The audit is deliberately generic. It does not care which function the workspace is configured for. It iterates:
- The Instructions are present.
CLAUDE.mdexists at the Cowork folder root and names the function, the standards, Skills, Agents, and Scheduled Tasks that make up the configuration — each as an "ALWAYS read X" pointer or a Cowork UI reference. - Every standards pointer resolves. For each "ALWAYS read X for Y" pointer in the Instructions, confirm the file at the pointed-to path exists and is not empty.
- Every declared Skill exists. For each Skill named in the Instructions, confirm the file or folder it points at holds a Skill definition.
- Every declared Agent exists. For each Agent named in the Instructions, confirm the file it points at is present.
- Every declared schedule is registered. For each Scheduled Task listed in the Instructions, confirm it appears in the Cowork Scheduled Tasks panel with the schedule you set, the correct prompt, an output artifact path, and the right approval-gate setting.

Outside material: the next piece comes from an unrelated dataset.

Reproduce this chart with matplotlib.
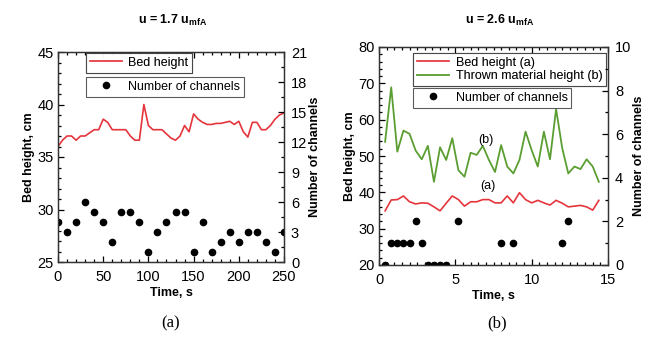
import matplotlib.pyplot as plt
from matplotlib.ticker import MultipleLocator

plt.rcParams['font.family'] = 'Liberation Sans'
plt.rcParams['mathtext.fontset'] = 'custom'
plt.rcParams['mathtext.rm'] = 'Liberation Sans'
plt.rcParams['mathtext.bf'] = 'Liberation Sans:bold'

# ---- panel (a): u = 1.7 umfA ----
time_a = [0, 5, 10, 15, 20, 25, 30, 35, 40, 45, 50, 55, 60, 65, 70, 75, 80, 85, 90, 95,
          100, 105, 110, 115, 120, 125, 130, 135, 140, 145, 150, 155, 160, 165, 170, 175,
          180, 185, 190, 195, 200, 205, 210, 215, 220, 225, 230, 235, 240, 245, 250]
bed_a = [36.0, 36.6, 37.0, 37.0, 36.6, 37.0, 37.0, 37.3, 37.6, 37.6, 38.6, 38.3, 37.6, 37.6,
         37.6, 37.6, 37.0, 36.6, 36.6, 40.0, 38.0, 37.6, 37.6, 37.6, 37.2, 36.8, 36.6, 37.0,
         38.0, 37.4, 39.1, 38.6, 38.3, 38.1, 38.1, 38.2, 38.2, 38.3, 38.4, 38.1, 38.4, 37.4,
         36.9, 38.3, 38.3, 37.6, 37.6, 38.0, 38.6, 39.0, 39.2]
ch_time_a = [0, 10, 20, 30, 40, 50, 60, 70, 80, 90, 100, 110, 120, 130, 140, 150, 160,
             170, 180, 190, 200, 210, 220, 230, 240, 250]
channels_a = [4, 3, 4, 6, 5, 4, 2, 5, 5, 4, 1, 3, 4, 5, 5, 1, 4, 1, 2, 3, 2, 3, 3, 2, 1, 3]

# ---- panel (b): u = 2.6 umfA ----
time_b = [0.4, 0.8, 1.2, 1.6, 2.0, 2.4, 2.8, 3.2, 3.6, 4.0, 4.4, 4.8, 5.2, 5.6, 6.0, 6.4,
          6.8, 7.2, 7.6, 8.0, 8.4, 8.8, 9.2, 9.6, 10.0, 10.4, 10.8, 11.2, 11.6, 12.0, 12.4,
          12.8, 13.2, 13.6, 14.0, 14.4]
bed_b = [34.9, 37.9, 38.0, 39.0, 37.4, 36.8, 37.1, 37.0, 36.0, 34.9, 37.0, 39.0, 38.0, 36.2,
         37.4, 37.4, 38.0, 38.0, 37.1, 37.1, 39.0, 37.1, 39.9, 38.0, 37.1, 37.8, 37.1, 36.5,
         37.8, 37.0, 36.0, 36.2, 36.4, 36.0, 35.1, 37.8]
thrown_b = [53.9, 68.9, 51.2, 57.0, 56.1, 51.5, 49.1, 52.8, 42.9, 52.4, 48.9, 54.9, 46.1,
            44.3, 50.9, 50.3, 52.8, 48.9, 45.6, 53.0, 47.1, 45.2, 48.9, 56.7, 51.6, 47.1,
            56.7, 49.1, 62.9, 52.2, 45.2, 47.1, 46.4, 49.1, 47.1, 42.9]
ch_time_b = [0.4, 0.8, 1.2, 1.6, 2.0, 2.4, 2.8, 3.2, 3.6, 4.0, 4.4, 5.2, 8.0, 8.8, 12.0, 12.4]
channels_b = [0, 1, 1, 1, 1, 2, 1, 0, 0, 0, 0, 2, 1, 1, 1, 2]

RED = '#e5353c'
GREEN = '#5b9e32'
W, H = 653, 343


def style_axes(ax, ax2, xmin, xmaj, ymin, ymaj, y2min, y2maj):
    for a in (ax, ax2):
        a.tick_params(which='both', direction='in', labelsize=10.5, width=0.9, pad=3)
        a.tick_params(which='major', length=4)
        a.tick_params(which='minor', length=2)
        for s in a.spines.values():
            s.set_linewidth(0.9)
            s.set_color('#333333')
    ax.tick_params(axis='x', pad=6)
    ax2.tick_params(axis='y', pad=5)
    ax.tick_params(which='both', top=True, right=False)
    ax2.tick_params(which='both', right=True, left=False, top=False)
    ax.xaxis.set_major_locator(MultipleLocator(xmaj))
    ax.xaxis.set_minor_locator(MultipleLocator(xmin))
    ax.yaxis.set_major_locator(MultipleLocator(ymaj))
    ax.yaxis.set_minor_locator(MultipleLocator(ymin))
    ax2.yaxis.set_major_locator(MultipleLocator(y2maj))
    ax2.yaxis.set_minor_locator(MultipleLocator(y2min))


def add_legend(ax, handles, labels, px, py):
    leg = ax.legend(handles, labels, loc='upper left',
                    bbox_to_anchor=(px / W, 1 - py / H), bbox_transform=fig.transFigure,
                    borderaxespad=0, fontsize=9, frameon=True, fancybox=False,
                    handlelength=2.6, handletextpad=0.5, borderpad=0.3, labelspacing=0.1)
    leg.get_frame().set_edgecolor('#333333')
    leg.get_frame().set_linewidth(0.8)
    return leg


fig = plt.figure(figsize=(6.53, 3.43), dpi=100)

# panel (a)
ax = fig.add_axes([58 / W, 1 - 262 / H, 226 / W, 210 / H])
ax2 = ax.twinx()
la, = ax.plot(time_a, bed_a, color=RED, lw=1.2)
da, = ax2.plot(ch_time_a, channels_a, 'o', color='black', ms=4.5)
ax.set_xlim(0, 250)
ax.set_ylim(25, 45)
ax2.set_ylim(0, 21)
style_axes(ax, ax2, 10, 50, 1, 5, 1.5, 3)
ax.set_xlabel('Time, s', fontsize=9, fontweight='bold', labelpad=2)
ax.set_ylabel('Bed height, cm', fontsize=9, fontweight='bold', labelpad=2)
ax2.set_ylabel('Number of channels', fontsize=9, fontweight='bold', labelpad=1)
leg1 = add_legend(ax, [la], ['Bed height'], 86, 53)
ax.add_artist(leg1)
add_legend(ax2, [da], ['Number of channels'], 86, 77)
fig.text(173 / W, 1 - 20 / H, r'u = 1.7 u$_{\mathbf{mfA}}$', ha='center', va='center',
         fontsize=9, fontweight='bold')
fig.text(171 / W, 1 - 323 / H, '(a)', ha='center', va='center', fontsize=12,
         family='Liberation Serif')

# panel (b)
bx = fig.add_axes([379 / W, 1 - 265 / H, 229 / W, 218 / H])
bx2 = bx.twinx()
lb1, = bx.plot(time_b, bed_b, color=RED, lw=1.2)
lb2, = bx.plot(time_b, thrown_b, color=GREEN, lw=1.3)
db, = bx2.plot(ch_time_b, channels_b, 'o', color='black', ms=4.5)
bx.set_xlim(0, 15)
bx.set_ylim(20, 80)
bx2.set_ylim(0, 10)
style_axes(bx, bx2, 0.5, 5, 2, 10, 1, 2)
bx.set_xlabel('Time, s', fontsize=9, fontweight='bold', labelpad=2)
bx.set_ylabel('Bed height, cm', fontsize=9, fontweight='bold', labelpad=2)
bx2.set_ylabel('Number of channels', fontsize=9, fontweight='bold', labelpad=1)
leg2 = add_legend(bx, [lb1, lb2], ['Bed height (a)', 'Thrown material height (b)'], 413, 53)
bx.add_artist(leg2)
add_legend(bx2, [db], ['Number of channels'], 413, 88)
bx.text(7.0, 54.5, '(b)', ha='center', va='center', fontsize=9)
bx.text(7.1, 41.8, '(a)', ha='center', va='center', fontsize=9)
fig.text(500 / W, 1 - 20 / H, r'u = 2.6 u$_{\mathbf{mfA}}$', ha='center', va='center',
         fontsize=9, fontweight='bold')
fig.text(497 / W, 1 - 323 / H, '(b)', ha='center', va='center', fontsize=12,
         family='Liberation Serif')

fig.savefig('out.png', dpi=100)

- Every pipeline stage has at least one saved file. For each stage in the Pipeline section of the Instructions, confirm the Memory location it writes to holds at least one dated file.
The audit output lists each check with pass / fail / skipped and — for every failure — the specific pointer or registration that did not resolve. That report is the closer. It is the honest measurement of whether you built a configured workspace or just read about one.
What just changed
You registered three Scheduled Tasks in the Cowork sidebar — a weekly production run, a monthly monitoring scan, a weekly performance report — plus a monthly summary, and you documented the set in the Instructions. You sketched three adjacent functions against the same six Cowork building blocks, confirming each maps onto the same six-step pattern without redesign. You ran the capstone audit and verified every item declared in the Instructions exists as a file or a Cowork UI entry. The Instructions tree above shows the final architecture. The table above names every surface. The pattern named in Section 3 is the approach that produced all of it.
What is next
Six parts ago, you opened an empty Project and started writing context. You authored the Instructions. You wrote the standards. You built the Skills, composed the Agents, wired the pipeline, put the work on the calendar, and audited the complete system against what the Instructions declared. The configuration is not a new setup anymore. It is a pattern library whose instances you can stand up for any function the business needs.
Thank you for building this.
Delegate execution. Never abdicate accountability.